Saturday, January 26, 2008

Westchester's Treatment Plant Upgrade Dilemma

What should Westchester County do? Its sewage treatment plants discharge 4552 pounds of nitrogen a day into the heart of Long Island Sound's dead zone (click here for summer hypoxia maps and look for the blotches of black and dark red, usually in mid to late August). The county has enthusiastically advocated for the Sound cleanup. But now its says that upgrading its four Sound shore treatment plants so they meet the 2014 goal of a 58.5 percent reduction in nitrogen would cost residents of the four sewer districts from about $472 to $1200 a year for 30 years. Because of that cost, the county wants the state to extend the deadlines for the work, although from this story it's not clear if it wants to extend the interim deadlines or the 2014 deadline.
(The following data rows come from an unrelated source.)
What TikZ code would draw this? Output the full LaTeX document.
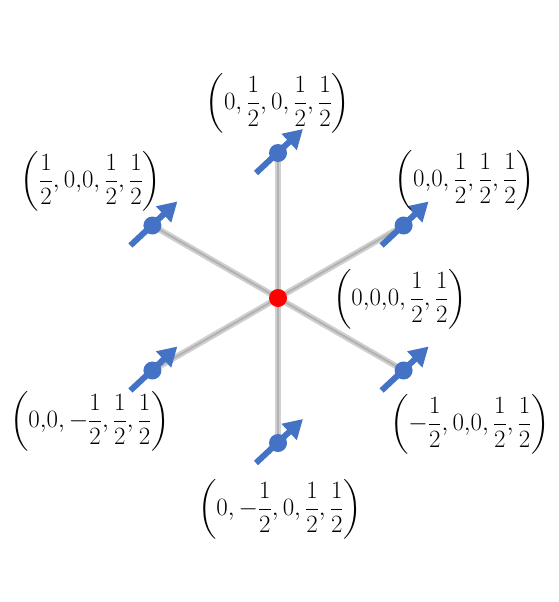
\documentclass[tikz,border=0pt]{standalone}
\usepackage{amsmath}
\usetikzlibrary{arrows.meta}
\definecolor{spinblue}{RGB}{68,114,196}
\definecolor{lineouter}{RGB}{208,208,208}
\definecolor{lineinner}{RGB}{178,178,178}
\tikzset{
  bond/.style={line width=6pt, draw=lineouter},
  bondcore/.style={line width=2pt, draw=lineinner},
  site/.style={circle, fill=spinblue, minimum size=18pt, inner sep=0pt},
  centre/.style={circle, fill=red, minimum size=18pt, inner sep=0pt},
  spin/.style={draw=spinblue, line width=6pt, -{Triangle[length=19pt,width=21pt]}},
  lab/.style={inner sep=0pt, font=\fontsize{25}{30}\selectfont}
}
\newcommand{\hf}{\dfrac{1}{2}}
\begin{document}
\begin{tikzpicture}[x=1pt,y=-1pt]
\useasboundingbox (0,0) rectangle (559,602);
\coordinate (c) at (278,298);
\coordinate (pT) at (278,153);
\coordinate (pB) at (278,443);
\coordinate (pUL) at (152.4,225.5);
\coordinate (pUR) at (403.6,225.5);
\coordinate (pLL) at (152.4,370.5);
\coordinate (pLR) at (403.6,370.5);
\foreach \p in {pT,pB,pUL,pUR,pLL,pLR} {
  \draw[bond] (c) -- (\p);
}
\foreach \p in {pT,pB,pUL,pUR,pLL,pLR} {
  \draw[bondcore] (c) -- (\p);
}
\node[centre] (C) at (c) {};
\foreach \p in {pT,pB,pUL,pUR,pLL,pLR} {
  \node[site] (s\p) at (\p) {};
  \coordinate (t\p) at ([shift={(-22,20)}]\p);
  \coordinate (h\p) at ([shift={(25,-24)}]\p);
  \draw[spin] (t\p) -- (h\p);
}
\node[lab] (lT) at (278,103) {$\left(0,\hf,0,\hf,\hf\right)$};
\node[lab] (lUL) at (91,181) {$\left(\hf,0{,}0,\hf,\hf\right)$};
\node[lab] (lUR) at (465,180) {$\left(0{,}0,\hf,\hf,\hf\right)$};
\node[lab] (lC) at (400,299) {$\left(0{,}0{,}0,\hf,\hf\right)$};
\node[lab] (lLL) at (90,421) {$\left(0{,}0,-\hf,\hf,\hf\right)$};
\node[lab] (lLR) at (470,424) {$\left(-\hf,0{,}0,\hf,\hf\right)$};
\node[lab] (lB) at (280,509) {$\left(0,-\hf,0,\hf,\hf\right)$};
\end{tikzpicture}
\end{document}
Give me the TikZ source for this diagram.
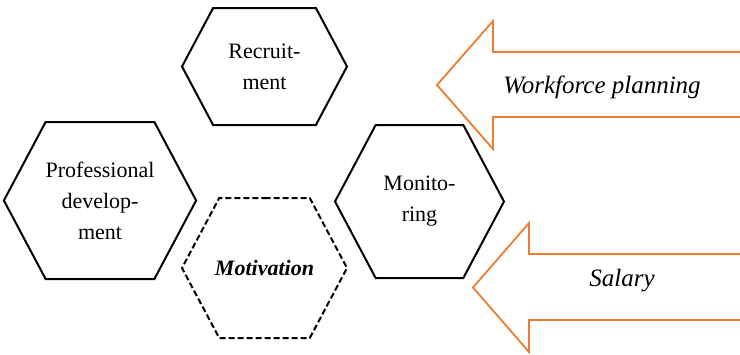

My solution: change the law so that all of Westchester becomes one sewer district, and then spread the cost among all county property tax payers; in exchange for that, work with New Rochelle and Mamaroneck and Rye so that they make it easier and cheaper for all county residents to use their beaches and public boat ramps.

The other way to look at the cost is like this: property tax payers in the four Sound districts will pay $1.29 to $3.29 a day to do their fair share in cleaning up the Sound. I don't think that cost is so outrageous.